When the NVIDIA driver submits a job or workload to the GPU, it gets placed into a channel.  A channel is essentially a queue or a line that is exposed through each VM’s virtual BAR.  Each GPU has a fixed number of channels available, and channels are allocated to each VM by dividing the total number of channels by the number of users that can utilize a profile.  So if I’m using a profile that can support 16 VMs per GPU, each VM would get 1/16th of the channels. 

When a virtual desktop user opens an application that requires resources on the GPU, the NVIDIA driver in the VM will dedicate a channel to that application.  When that application needs the GPU to do something, the NVIDIA driver will submit that job to channels allocated to the application on the GPU through the virtual BAR.

image

So now that the application is queue up for execution, something needs to get it into the GPU for execution.  That job is handled by the scheduler.  The scheduler will move work from active channels into the GPU engines.  The GPU has four engines for handling a few different tasks – graphics compute, video encode and decode, and a copy engine.  The GPU engines are timeshared (more on that below), and they execute jobs in parallel.

When active jobs are placed on an engine, they are executed sequentially.  When a job is completed, the NVIDIA driver is signaled that the work has been completed, and the scheduler loads the next job onto the engine to begin processing.

image

Scheduling

There are two types of scheduling in the computing world – sequential and parallel.  When sequential scheduling is used, a single processor executes each job that it receives in order.  When it completes that job, it moves onto the next.  This can allow a single fast processor to quickly move through jobs, but complex jobs can cause a backup and delay the execution of waiting jobs.

Parallel scheduling uses multiple processors to execute jobs at the same time.  When a job on one processor completes, it moves the next job in line onto the processor.  Individually, these processors are too slow to handle a complex job.  But they prevent a single job from clogging the pipeline.

A good analogy to this would be the checkout lane at a department store.  The cashier (and register) is the processor, and each customer is a job that needs to be executed.  Customers are queued up in line, and as the cashier finishes checking out one customer, the next customer in the queue is moved up.  The cashier can usually process users efficiently and keep the line moving, but if a customer with 60 items walks into the 20 items or less lane, it would back up the line and prevent others from checking out.

This example works for parallel execution as well.  Imagine that same department store at Christmas.  Every cash register is open, and there is a person at the front of the line directing where people go.  This person is the scheduler, and they are placing customers (jobs) on registers  (GPU engines) as soon as they have finished with their previous customer.

Graphics Scheduling

So how does GRID ensure that all VMs have equal access to the GPU engines?  How does it prevent one VM from hogging all the resources on a particular engine?

The answer comes in the way that the scheduler works.  The scheduler uses a method called round-robin time slicing.  Round-robin time slicing works by giving each channel a small amount of time on a GPU engine.  The channel has exclusive access to the GPU engine until the timeslice expires or until there are no more work items in the channel.

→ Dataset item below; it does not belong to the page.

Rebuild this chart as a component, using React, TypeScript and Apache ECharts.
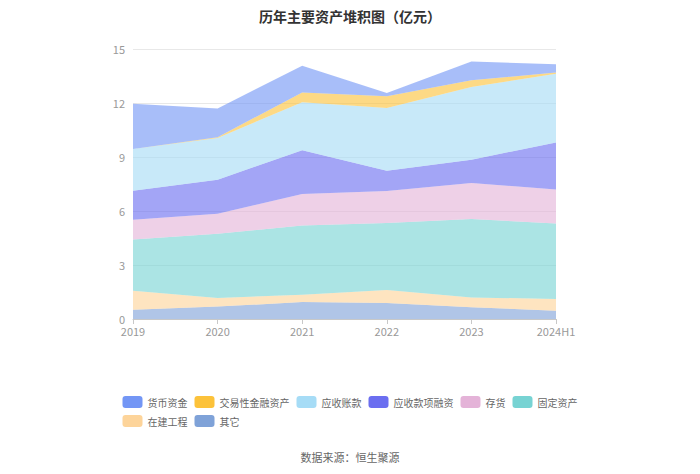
import React, { useEffect, useRef } from "react";
import * as echarts from "echarts";

const categories = ["2019", "2020", "2021", "2022", "2023", "2024H1"];
const legendOrder = ["货币资金", "交易性金融资产", "应收账款", "应收款项融资", "存货", "固定资产", "在建工程", "其它"];

// bottom to top stacking values (亿元)
const qita = [0.52, 0.69, 0.94, 0.89, 0.65, 0.46];
const zaijian = [1.05, 0.48, 0.41, 0.72, 0.55, 0.65];
const guding = [2.84, 3.57, 3.84, 3.72, 4.36, 4.19];
const cunhuo = [1.11, 1.11, 1.75, 1.78, 2.0, 1.89];
const yingshouRongzi = [1.61, 1.89, 2.43, 1.13, 1.29, 2.62];
const yingshouZhang = [2.31, 2.32, 2.67, 3.48, 4.04, 3.82];
const jiaoyi = [0, 0.04, 0.55, 0.65, 0.37, 0.07];
const huobi = [2.52, 1.6, 1.48, 0.19, 1.04, 0.45];

const yTicks = [0, 3, 6, 9, 12, 15];

const stackSeries: { name: string; data: number[]; color: string }[] = [
  { name: "其它", data: qita, color: "#7fa2d8" },
  { name: "在建工程", data: zaijian, color: "#fdd49a" },
  { name: "固定资产", data: guding, color: "#77d3d3" },
  { name: "存货", data: cunhuo, color: "#e4b3d8" },
  { name: "应收款项融资", data: yingshouRongzi, color: "#6b6ef0" },
  { name: "应收账款", data: yingshouZhang, color: "#a6dcf6" },
  { name: "交易性金融资产", data: jiaoyi, color: "#fcc23a" },
  { name: "货币资金", data: huobi, color: "#7396f5" },
];

const FONT = "'Noto Sans CJK SC', 'Noto Sans', sans-serif";

export default function App() {
  const ref = useRef<HTMLDivElement>(null);
  useEffect(() => {
    if (!ref.current) return;
    const chart = echarts.init(ref.current, null, { renderer: "svg" });
    chart.setOption({
      animation: false,
      textStyle: { fontFamily: FONT },
      title: {
        text: "历年主要资产堆积图（亿元）",
        left: "center",
        top: 4,
        textStyle: { fontSize: 14, fontWeight: "bold", color: "#333", fontFamily: FONT },
      },
      legend: {
        data: legendOrder,
        left: "center",
        top: 391,
        width: 490,
        itemWidth: 20,
        itemHeight: 12,
        itemGap: 7,
        icon: "roundRect",
        textStyle: { fontSize: 10, color: "#666", fontFamily: FONT },
      },
      graphic: [
        {
          type: "text",
          left: "center",
          top: 451,
          style: { text: "数据来源：恒生聚源", fontSize: 11, fill: "#666", fontFamily: FONT },
        },
      ],
      grid: { left: 133, right: 144, top: 49, bottom: 155 },
      xAxis: {
        type: "category",
        boundaryGap: false,
        data: categories,
        axisLine: { lineStyle: { color: "#c8c8c8" } },
        axisTick: { show: true, lineStyle: { color: "#c8c8c8" } },
        axisLabel: { color: "#999", fontSize: 11, margin: 6 },
      },
      yAxis: {
        type: "value",
        min: yTicks[0],
        max: yTicks[yTicks.length - 1],
        interval: 3,
        axisLine: { show: false },
        axisTick: { show: false },
        axisLabel: { color: "#999", fontSize: 11, margin: 8 },
        splitLine: { lineStyle: { color: "#e8e8e8" } },
      },
      series: stackSeries.map((s) => ({
        name: s.name,
        type: "line",
        stack: "total",
        data: s.data,
        showSymbol: false,
        symbol: "none",
        color: s.color,
        lineStyle: { width: 0 },
        areaStyle: { color: s.color, opacity: 0.62 },
      })),
    });
    return () => chart.dispose();
  }, []);
  return (
    <div
      ref={ref}
      style={{ position: "absolute", left: 0, top: 0, width: 700, height: 474 }}
    />
  );
}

If all of the work in a channel is completed before the timeslice expires, any spare cycles are redistributed to other channels or VMs.  This ensures that the GPU isn’t sitting idle while jobs are queued in other channels.

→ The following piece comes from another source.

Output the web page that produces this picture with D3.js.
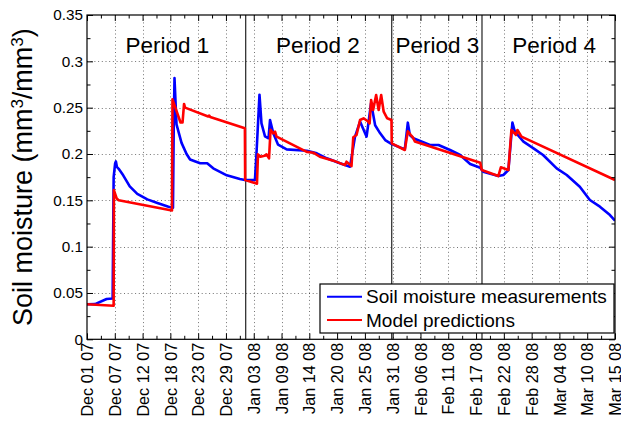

The next part of the Understanding vGPU series will cover memory management on the GRID cards.

What’s New in NVIDIA GRID Licensing

When GRID 2.0 was announced at VMworld 2015, it included a licensing component for the driver and software portion of the component.  NVIDIA has recently revised the licensing and simplified the licensing model.  They have also added a subscription-based model for customers that don’t want to buy a perpetual license and pay for support on a yearly basis.

Major Changes

There are a few major changes to the licensing model.  The first is that the Virtual Workstation Extended licensing tier has been deprecated, and the features from this level have been added into the Virtual Workstation licensing tier.  This means that high-end features, such as dedicating an entire GPU to a VM and CUDA support, are now available in the Virtual Workstation licensing tier.

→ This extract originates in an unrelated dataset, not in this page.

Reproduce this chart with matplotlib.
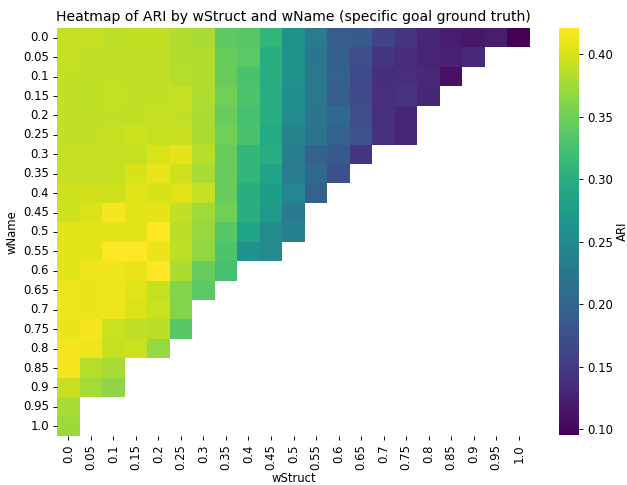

The second major change is a licensing SKU for XenApp and Published Applications.  In the early version of GRID 2.0, licensing support for XenApp and Horizon Published Applications was complicated.  The new model provides for per-user licensing for server-based computing.

The third major change is a change to how the license is enforced.  In the original incarnation of GRID 2.0, a license server was required for utilizing the GRID 2.0 features.  That server handled license enforcement, and if it wasn’t available, or there were no licenses available, the desktops were not usable.  In the latest license revision, the license has shifted to EULA enforcement.  The license server is still required, but it is now used for reporting and capacity planning.

The final major change is the addition of a subscription-based licensing model.  This new model allows organizations to purchase licenses as they need them without having to do a large capital outlay.  The subscription model includes software support baked into the price.  Subscriptions can also be purchased in multi-year blocks, so I can pay for three years at one time.

One major difference between perpetual and subscription models is what happens when support expires.  In the perpetual model, you know the licensing.  If you allow support to expire, you can still use these features.  However, you will not be able to get software updates. In a subscription model, the licensed features are no longer available as soon as the subscription expires. 

The new pricing for GRID 2.0 is:

Name

Perpetual Licensing

Subscription Licensing (yearly)

Virtual Apps $20 + $5 SUMS $10
Virtual PC $100+$25 SUMS $50
Virtual Workstation $450 + $100 SUMS $250

Software support for the 1st year is not included when you purchase a perpetual license.  Purchasing the 1st year of support is required when buying perpetual licenses.  A license is required if you plan to use a direct pass-thru with a GRID card.